Since there were no changes to his previously reported registry data, the trial court reasoned that Mr. Judge had no obligation to return to the state police detachment to re-register the same information he had just reported several weeks prior to his arrest.
We find the trial court's reasoning to be compelling. Under the provisions of the Act, a registered sex offender who is released from incarceration or confinement on an unrelated charge has a duty to return to the state police detachment to update the information on file only if there has been a change to any previously reported information or if sufficient time has passed to require an address verification as required by West Virginia Code § 15–12–10.8 Because Mr. Judge was in compliance with the registration requirements of the Act, and because there was no change in any of his registry data, he was not required by the provisions of the Act to re-register with the state police following his release from jail. Because Mr. Judge did not commit the offense of failing to register or failing to provide updated information to the sex offender registry, the trial judge properly dismissed the indictment under discussion. See W.Va.Code § 15–12–8(c).
We fully recognize that the Legislature may decide to amend the Registration Act to require that a sex offender must undertake the registration process anew following each incarceration or confinement. Until such a change occurs, it will be necessary for the state police to amend their procedural rule, 81 C.S.R. § 14–17.3, to comport with the dictates of this opinion.

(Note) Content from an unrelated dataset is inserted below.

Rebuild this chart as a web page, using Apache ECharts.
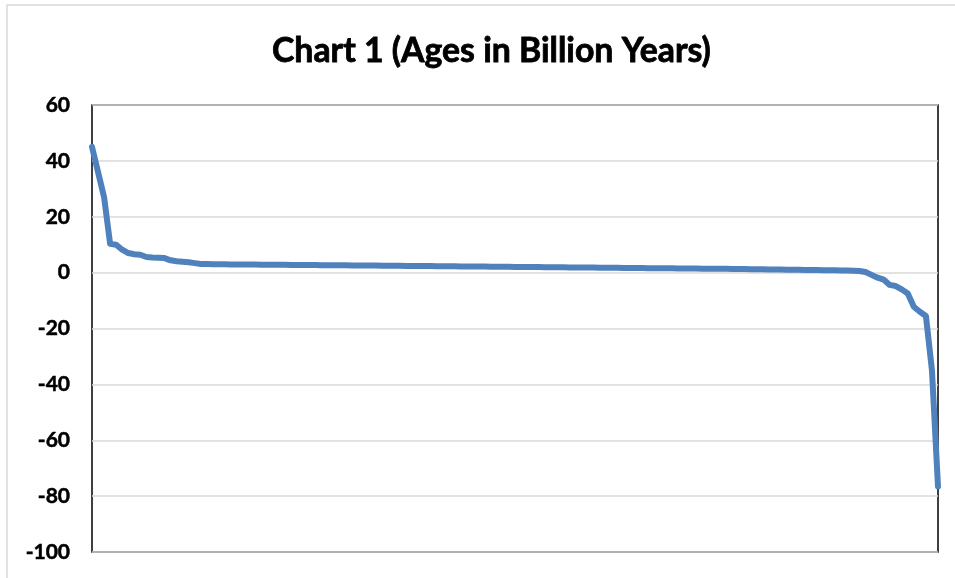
<!DOCTYPE html>
<html>
<head>
<meta charset="utf-8">
<script src="https://cdn.jsdelivr.net/npm/echarts@6/dist/echarts.min.js"></script>
<style>
html,body{margin:0;padding:0;background:#fff;}
#chart{width:955px;height:578px;}
</style>
</head>
<body>
<div id="chart"></div>
<script>
const titleText = 'Chart 1 (Ages in Billion Years)';
const yTicks = { min: -100, max: 60, interval: 20 };
const headValues = [45, 36, 27, 10.3, 10, 8.2, 7, 6.6, 6.4, 5.6, 5.4, 5.3, 5.2, 4.4, 4.1, 3.9, 3.7, 3.4, 3.1, 3.05];
const middleValues = [
  3.00, 2.98, 2.96, 2.95, 2.93, 2.91, 2.89, 2.88, 2.86, 2.84,
  2.82, 2.81, 2.79, 2.77, 2.75, 2.74, 2.72, 2.70, 2.68, 2.66,
  2.64, 2.62, 2.61, 2.59, 2.57, 2.55, 2.53, 2.51, 2.49, 2.47,
  2.45, 2.43, 2.41, 2.39, 2.37, 2.35, 2.33, 2.31, 2.29, 2.27,
  2.25, 2.23, 2.21, 2.19, 2.17, 2.15, 2.13, 2.11, 2.09, 2.07,
  2.05, 2.03, 2.01, 1.99, 1.97, 1.95, 1.93, 1.91, 1.89, 1.87,
  1.85, 1.83, 1.81, 1.79, 1.77, 1.75, 1.73, 1.71, 1.69, 1.67,
  1.65, 1.63, 1.61, 1.59, 1.57, 1.55, 1.53, 1.51, 1.49, 1.47,
  1.45, 1.43, 1.41, 1.39, 1.37, 1.35, 1.33, 1.31, 1.28, 1.25,
  1.22, 1.19, 1.16, 1.13, 1.10, 1.07, 1.04, 1.01, 0.98, 0.95,
  0.92, 0.89, 0.86, 0.83, 0.80, 0.76
];
const tailValues = [0.7, 0.6, 0.2, -0.8, -1.8, -2.5, -4.4, -4.8, -6.0, -7.5, -12.2, -14.0, -15.5, -35, -76.5];
const values = headValues.concat(middleValues, tailValues);
const categories = values.map((v, i) => String(i + 1));

const chart = echarts.init(document.getElementById('chart'));
chart.setOption({
  animation: false,
  backgroundColor: '#fff',
  title: {
    text: titleText,
    left: 267,
    top: 29,
    textStyle: { fontFamily: 'Lato', fontWeight: 'bold', fontSize: 33.8, color: '#000', textBorderColor: '#000', textBorderWidth: 0.8 }
  },
  graphic: [{
    type: 'rect',
    shape: { x: 7, y: 5, width: 1000, height: 700 },
    style: { fill: 'none', stroke: '#d9d9d9', lineWidth: 1.5 },
    silent: true
  }],
  grid: {
    left: 92, right: 17, top: 105, bottom: 26,
    show: true, borderColor: '#000', borderWidth: 1.5, backgroundColor: 'transparent'
  },
  xAxis: {
    type: 'category',
    data: categories,
    boundaryGap: false,
    axisLine: { show: false },
    axisTick: { show: false },
    axisLabel: { show: false },
    splitLine: { show: false }
  },
  yAxis: {
    type: 'value',
    min: yTicks.min, max: yTicks.max, interval: yTicks.interval,
    axisLine: { show: false },
    axisTick: { show: false },
    axisLabel: { fontFamily: 'Lato', fontWeight: 'bold', fontSize: 21, color: '#000', margin: 22, textBorderColor: '#000', textBorderWidth: 0.5 },
    splitLine: { lineStyle: { color: '#d9d9d9', width: 1.5 } }
  },
  series: [{
    type: 'line',
    data: values,
    showSymbol: false,
    symbol: 'none',
    lineStyle: { color: '#4f81bd', width: 6, join: 'round', cap: 'round' }
  }]
});
</script>
</body>
</html>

Additionally, any and all forms the state police utilize in connection with the Act that include language instructing sex offenders of their obligation to re-register upon each release from incarceration should be rewritten to remove such language.

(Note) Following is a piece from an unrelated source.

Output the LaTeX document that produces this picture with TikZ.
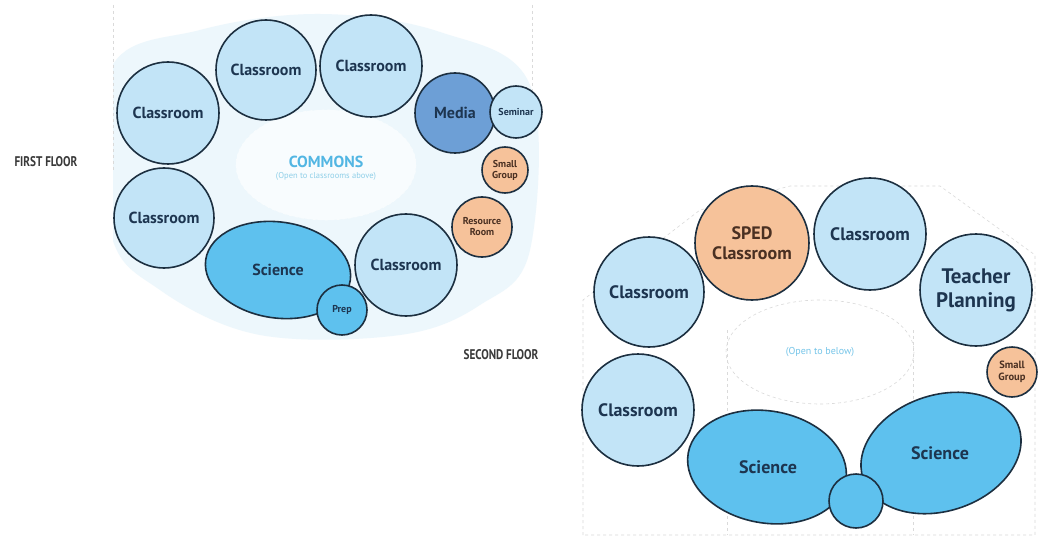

Based on the foregoing, the decision of the Circuit Court of Tyler County is affirmed.
1. See W.Va.Code § 15–12–8(c) (2009).
2. See W.Va.Code §§ 15–12–1 to –10 (2009 & Supp.2011).
3. See W.Va.Code § 15–12–4(a)(2)(E).
4. He either provided this information to the state police annually, as required by the Act, or contemporaneously, as in the case of a change of residence or employment.

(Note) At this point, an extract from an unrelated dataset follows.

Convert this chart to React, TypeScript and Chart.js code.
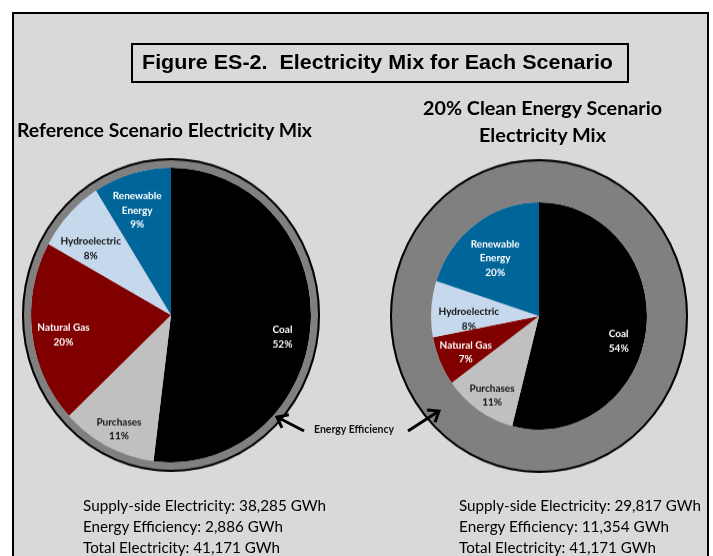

5. The State agrees that Mr. Judge “was in all respects properly registered immediately prior to his incarceration in May of 2010.”
6. According to the record in this case, the regional jail director did not obtain information for the sex offender registry from Mr. Judge prior to his release on May 8, 2010. Neither did the regional jail director provide Mr. Judge with any information regarding the registry. In explanation, Mr. Judge observes that neither of these actions were required by the jail director since the arrest did not involve an offense which invoked the Act's provisions.
7. According to 81 C.S.R. § 14–17.3, a person released from incarceration has three business days following his or her release to “physically appear at a State Police Detachment in the county of residence and supply information necessary to complete the registration process.”
8. Under West Virginia Code § 15–12–10, sex offenders are required to report to the state police on an annual basis to verify their addresses; sexually violent predators are required to make this address verification four times a year.